It is in June/July of 1991 that India had to take tough decisions to get out of a disastrous balance-of-payments crisis, and it had just then come through a painful parliamentary election, and a month earlier Congress president Rajiv Gandhi was killed by suicide bombers from the Liberation Tigers of Tamil Ealam (LTTE), operating in the Tamil-dominated north Sri Lanka.
The Congress party had to choose a leader even as party leaders wanted Sonia Gandhi, widow of the slain leader, to take over and she refused. The leadership mantle fell on a man who had packed his bags to live in retirement. P V Narasimha Rao, the man who was elected president of the party, was never a frontline leader. He was a quite background man, who drafted party resolutions.
So, when the Congress Party emerged as the single largest party with 242 seats, 40 seats behind the simple majority, Rao and his party were in an unenviable position. And when Rao formed the government, he had to take the toughest decisions ever taken by a prime minister since independence. The International Monetary Fund (IMF) laid down tough conditionalities for bailing out the country, and they had insisted that a non-political man had to be made the finance minister.
Dr Manmohan Singh, who had earned his doctorate degree from the University of Cambridge and who believed that exports were necessary to sustain economic growth, took charge and took the steps towards dismantling India’s closed and controlled economy.
Overnight the country was thrown open to foreign investments, and many of the cumbrous rules to do business in the private sector were removed. The country tided over the financial crunch through the IMF loan, but it also took its first steps towards a free market economy.
As details pour out from the many people – politicians, bureaucrats and economists – who took part in the decisions in those crucial months of the summer of 1991, the decisions were taken without any grand plan of moving into a free market economic zone. It was not easy because popular opinion was against the hard decisions involved in opening up the economy.
Though the ideas came from others, and detailed plans and policies were envisaged by others, it was the prime minister who had to give the nod and take the responsibility. And that was what Narasimha Rao did. He faced the criticism even as his team members went ahead with the demolition of socialism in a businesslike fashion. The Congress Party did not forgive Rao for taking the path of market economy, though in the eyes of the party the greater sin of Rao was his inability to prevent the demolition of the Babri Masjid in Ayodhya on December 6, 1992 by a frenzied mob. So Rao was doubly unpopular within the party as well as in the country. Thirty years later, belated attempts are being made to give credit to Rao for the economic reforms where credit is due, even as he is squarely blamed for the demolition of the mosque.

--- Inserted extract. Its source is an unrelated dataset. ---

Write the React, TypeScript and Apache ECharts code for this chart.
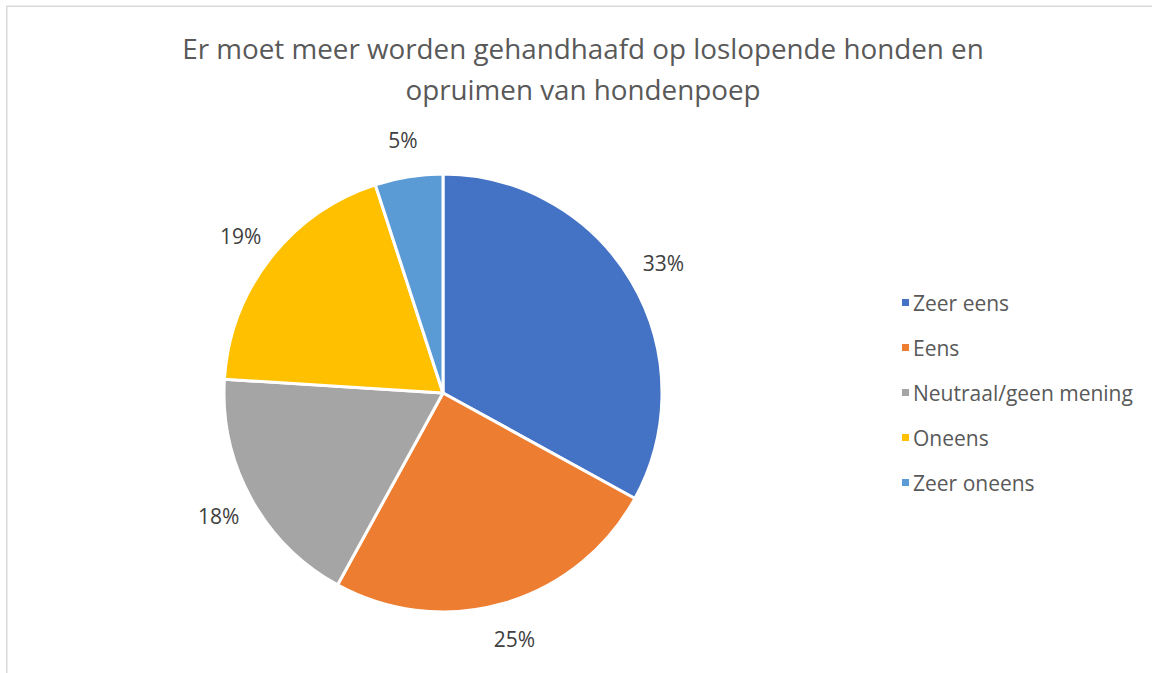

Not many in the Congress Party are willing to share the blame for the demolition of the mosque, but there are more people laying claim to the credit that they drafted policies for changes in policy that made economic reforms possible. Former prime minister Rao then stands to lose on both counts. He stands alone on the issue of the demolition of the mosque, and he is crowded out of the frame as it were when it comes to the success of the economic reforms. There is unanimity that India is what it is today because of the 1991 shift to the market economy.